DESCRIPTION OF THE TASK
Say the number of lines containing the string "this", and say nothing else.
— Start —
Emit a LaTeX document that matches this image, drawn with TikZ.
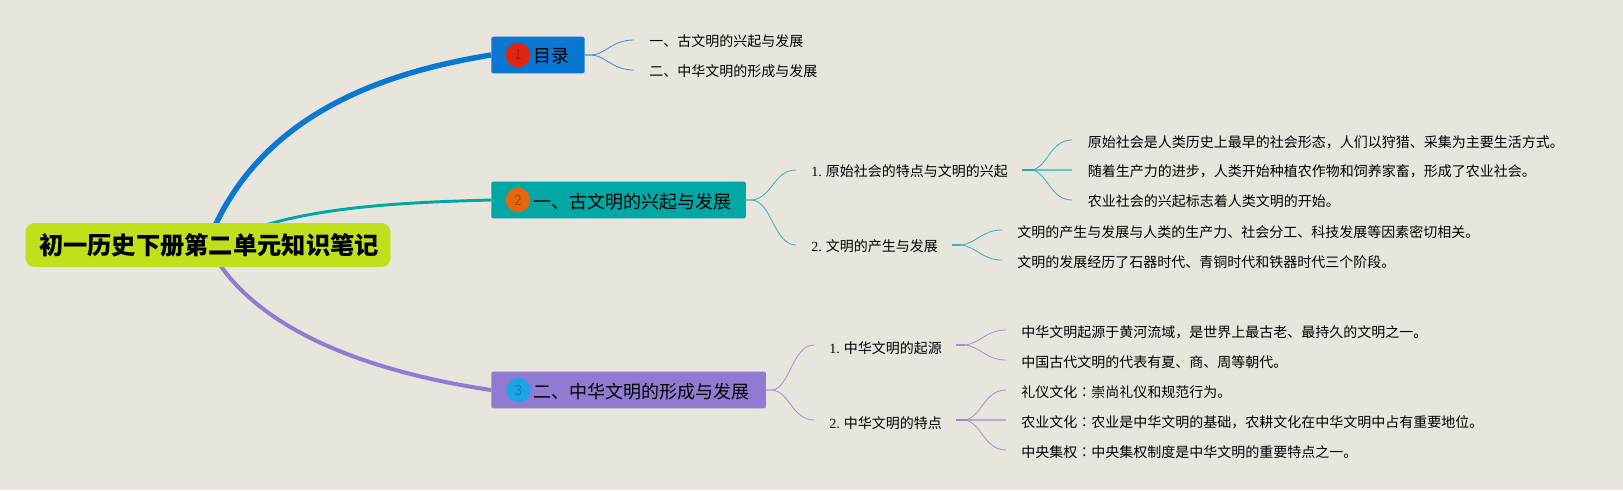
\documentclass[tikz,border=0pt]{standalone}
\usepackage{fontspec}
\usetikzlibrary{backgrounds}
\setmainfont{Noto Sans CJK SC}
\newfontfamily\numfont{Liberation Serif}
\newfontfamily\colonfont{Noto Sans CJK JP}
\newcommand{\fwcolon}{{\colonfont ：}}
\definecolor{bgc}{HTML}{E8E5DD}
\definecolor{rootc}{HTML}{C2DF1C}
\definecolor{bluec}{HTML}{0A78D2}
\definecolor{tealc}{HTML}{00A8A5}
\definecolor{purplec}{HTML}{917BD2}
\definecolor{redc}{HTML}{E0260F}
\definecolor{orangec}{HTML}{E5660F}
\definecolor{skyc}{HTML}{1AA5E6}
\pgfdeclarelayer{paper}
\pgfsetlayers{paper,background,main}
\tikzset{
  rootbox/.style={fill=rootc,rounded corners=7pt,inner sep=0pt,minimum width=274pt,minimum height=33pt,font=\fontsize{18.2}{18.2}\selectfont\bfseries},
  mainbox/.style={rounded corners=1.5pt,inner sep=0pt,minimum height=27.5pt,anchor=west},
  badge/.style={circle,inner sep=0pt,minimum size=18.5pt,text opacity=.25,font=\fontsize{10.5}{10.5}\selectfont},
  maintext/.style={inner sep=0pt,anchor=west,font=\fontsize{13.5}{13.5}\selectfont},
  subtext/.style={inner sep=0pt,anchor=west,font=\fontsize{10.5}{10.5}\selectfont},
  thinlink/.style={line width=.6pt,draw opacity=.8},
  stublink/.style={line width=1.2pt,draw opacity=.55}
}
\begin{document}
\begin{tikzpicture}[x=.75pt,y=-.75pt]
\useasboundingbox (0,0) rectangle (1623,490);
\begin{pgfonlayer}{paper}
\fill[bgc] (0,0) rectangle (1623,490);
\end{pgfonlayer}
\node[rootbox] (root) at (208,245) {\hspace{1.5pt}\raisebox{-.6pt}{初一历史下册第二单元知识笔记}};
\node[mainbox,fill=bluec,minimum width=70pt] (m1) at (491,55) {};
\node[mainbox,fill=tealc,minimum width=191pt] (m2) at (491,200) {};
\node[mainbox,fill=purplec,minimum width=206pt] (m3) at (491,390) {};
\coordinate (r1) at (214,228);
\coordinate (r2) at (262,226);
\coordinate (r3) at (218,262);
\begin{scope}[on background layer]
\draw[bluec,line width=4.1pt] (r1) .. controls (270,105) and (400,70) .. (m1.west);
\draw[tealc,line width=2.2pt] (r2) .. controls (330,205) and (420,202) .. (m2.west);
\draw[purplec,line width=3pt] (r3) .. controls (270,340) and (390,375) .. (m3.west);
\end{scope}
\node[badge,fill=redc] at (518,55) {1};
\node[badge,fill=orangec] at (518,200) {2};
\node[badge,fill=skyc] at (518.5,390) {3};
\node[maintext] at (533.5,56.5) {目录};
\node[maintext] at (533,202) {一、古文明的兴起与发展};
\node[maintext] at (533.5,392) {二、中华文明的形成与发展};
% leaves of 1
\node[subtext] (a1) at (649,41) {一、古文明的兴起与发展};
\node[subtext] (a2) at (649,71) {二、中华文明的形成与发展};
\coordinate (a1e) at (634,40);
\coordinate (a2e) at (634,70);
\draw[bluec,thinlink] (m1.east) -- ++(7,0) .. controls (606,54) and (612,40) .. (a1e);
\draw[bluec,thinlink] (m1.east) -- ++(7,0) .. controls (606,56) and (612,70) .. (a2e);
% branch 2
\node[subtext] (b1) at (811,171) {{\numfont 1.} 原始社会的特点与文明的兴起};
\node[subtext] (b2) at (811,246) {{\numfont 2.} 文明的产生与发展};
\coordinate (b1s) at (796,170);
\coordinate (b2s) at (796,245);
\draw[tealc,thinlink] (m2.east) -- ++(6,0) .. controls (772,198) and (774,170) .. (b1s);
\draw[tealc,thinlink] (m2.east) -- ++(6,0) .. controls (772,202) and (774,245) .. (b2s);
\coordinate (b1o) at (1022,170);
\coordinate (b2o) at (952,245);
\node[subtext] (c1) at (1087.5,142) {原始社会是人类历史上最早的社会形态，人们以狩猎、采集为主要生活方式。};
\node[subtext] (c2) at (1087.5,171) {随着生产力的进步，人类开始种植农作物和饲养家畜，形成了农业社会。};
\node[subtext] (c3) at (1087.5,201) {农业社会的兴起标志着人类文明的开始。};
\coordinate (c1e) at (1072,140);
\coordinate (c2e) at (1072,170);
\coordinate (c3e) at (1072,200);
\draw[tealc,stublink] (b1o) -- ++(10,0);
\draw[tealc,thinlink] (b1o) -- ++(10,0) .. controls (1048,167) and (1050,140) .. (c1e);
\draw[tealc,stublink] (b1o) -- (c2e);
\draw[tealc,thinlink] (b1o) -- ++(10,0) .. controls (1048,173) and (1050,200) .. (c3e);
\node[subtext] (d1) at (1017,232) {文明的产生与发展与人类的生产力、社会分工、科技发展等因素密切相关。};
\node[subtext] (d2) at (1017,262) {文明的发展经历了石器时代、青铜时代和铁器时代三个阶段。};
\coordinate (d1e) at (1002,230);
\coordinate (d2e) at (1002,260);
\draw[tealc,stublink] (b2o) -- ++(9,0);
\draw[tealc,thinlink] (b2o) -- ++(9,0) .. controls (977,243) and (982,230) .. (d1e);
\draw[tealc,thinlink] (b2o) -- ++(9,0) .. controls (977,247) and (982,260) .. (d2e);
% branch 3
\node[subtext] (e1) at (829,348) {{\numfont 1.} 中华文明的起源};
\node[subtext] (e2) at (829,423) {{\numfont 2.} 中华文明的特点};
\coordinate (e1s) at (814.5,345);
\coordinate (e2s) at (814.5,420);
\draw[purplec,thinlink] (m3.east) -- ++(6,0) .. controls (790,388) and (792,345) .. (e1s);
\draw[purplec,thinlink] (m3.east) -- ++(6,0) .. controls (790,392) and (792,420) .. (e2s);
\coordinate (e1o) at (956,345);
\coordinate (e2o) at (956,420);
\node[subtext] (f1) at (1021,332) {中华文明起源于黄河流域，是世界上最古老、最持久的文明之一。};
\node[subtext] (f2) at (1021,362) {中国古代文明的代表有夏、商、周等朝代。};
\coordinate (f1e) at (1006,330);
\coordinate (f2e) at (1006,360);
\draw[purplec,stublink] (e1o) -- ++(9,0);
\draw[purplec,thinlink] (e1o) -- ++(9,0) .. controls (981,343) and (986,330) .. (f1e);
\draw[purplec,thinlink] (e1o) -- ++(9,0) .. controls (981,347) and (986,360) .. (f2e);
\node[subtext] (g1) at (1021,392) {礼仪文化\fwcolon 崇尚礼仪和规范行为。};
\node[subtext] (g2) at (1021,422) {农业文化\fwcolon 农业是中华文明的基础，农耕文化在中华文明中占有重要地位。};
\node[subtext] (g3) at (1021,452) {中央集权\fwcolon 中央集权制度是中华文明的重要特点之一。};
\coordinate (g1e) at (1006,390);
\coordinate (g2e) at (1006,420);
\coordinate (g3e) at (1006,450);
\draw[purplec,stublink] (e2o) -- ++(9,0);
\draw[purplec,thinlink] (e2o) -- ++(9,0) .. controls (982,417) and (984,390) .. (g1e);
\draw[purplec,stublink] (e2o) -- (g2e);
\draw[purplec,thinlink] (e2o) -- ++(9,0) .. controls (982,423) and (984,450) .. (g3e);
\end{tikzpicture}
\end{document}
— End —
— Start —
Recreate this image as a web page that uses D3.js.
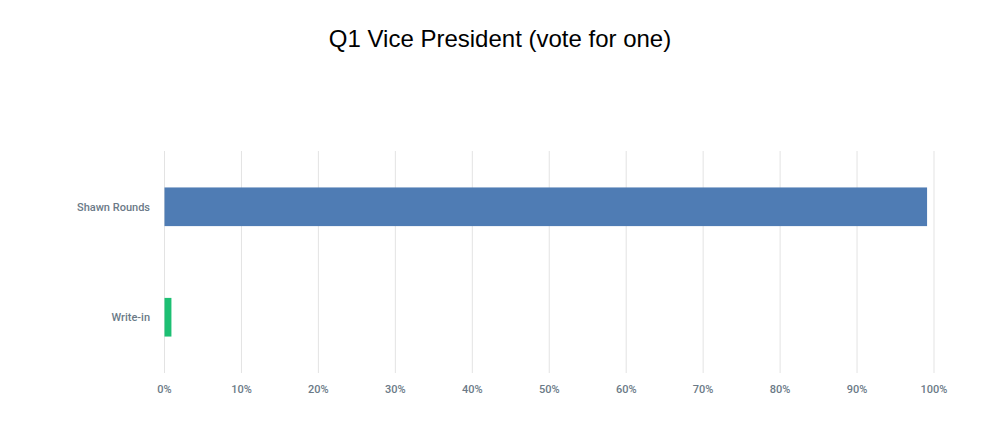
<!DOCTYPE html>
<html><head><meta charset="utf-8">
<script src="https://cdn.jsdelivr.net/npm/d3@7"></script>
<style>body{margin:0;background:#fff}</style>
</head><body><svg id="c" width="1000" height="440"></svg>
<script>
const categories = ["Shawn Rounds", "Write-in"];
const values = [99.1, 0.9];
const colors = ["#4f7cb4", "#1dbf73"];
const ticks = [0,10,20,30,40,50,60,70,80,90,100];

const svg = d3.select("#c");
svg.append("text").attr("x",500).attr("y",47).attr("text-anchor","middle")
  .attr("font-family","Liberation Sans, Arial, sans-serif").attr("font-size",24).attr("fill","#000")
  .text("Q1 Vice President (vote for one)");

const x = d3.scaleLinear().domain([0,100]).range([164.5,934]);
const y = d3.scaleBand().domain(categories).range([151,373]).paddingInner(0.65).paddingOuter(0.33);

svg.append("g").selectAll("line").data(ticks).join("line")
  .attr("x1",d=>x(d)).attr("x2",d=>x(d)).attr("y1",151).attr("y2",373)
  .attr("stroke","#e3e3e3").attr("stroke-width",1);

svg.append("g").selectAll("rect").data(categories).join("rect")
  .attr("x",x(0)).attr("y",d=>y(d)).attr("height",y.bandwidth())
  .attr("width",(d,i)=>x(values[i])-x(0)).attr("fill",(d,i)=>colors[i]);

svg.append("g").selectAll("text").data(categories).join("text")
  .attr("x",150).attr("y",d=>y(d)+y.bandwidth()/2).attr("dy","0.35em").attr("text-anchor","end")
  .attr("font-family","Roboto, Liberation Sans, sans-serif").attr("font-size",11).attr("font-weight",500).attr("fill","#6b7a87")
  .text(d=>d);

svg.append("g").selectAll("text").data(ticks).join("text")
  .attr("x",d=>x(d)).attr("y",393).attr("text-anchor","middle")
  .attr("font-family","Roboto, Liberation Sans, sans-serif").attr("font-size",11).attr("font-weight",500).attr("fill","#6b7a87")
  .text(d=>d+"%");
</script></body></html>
— End —
THE REPLY
2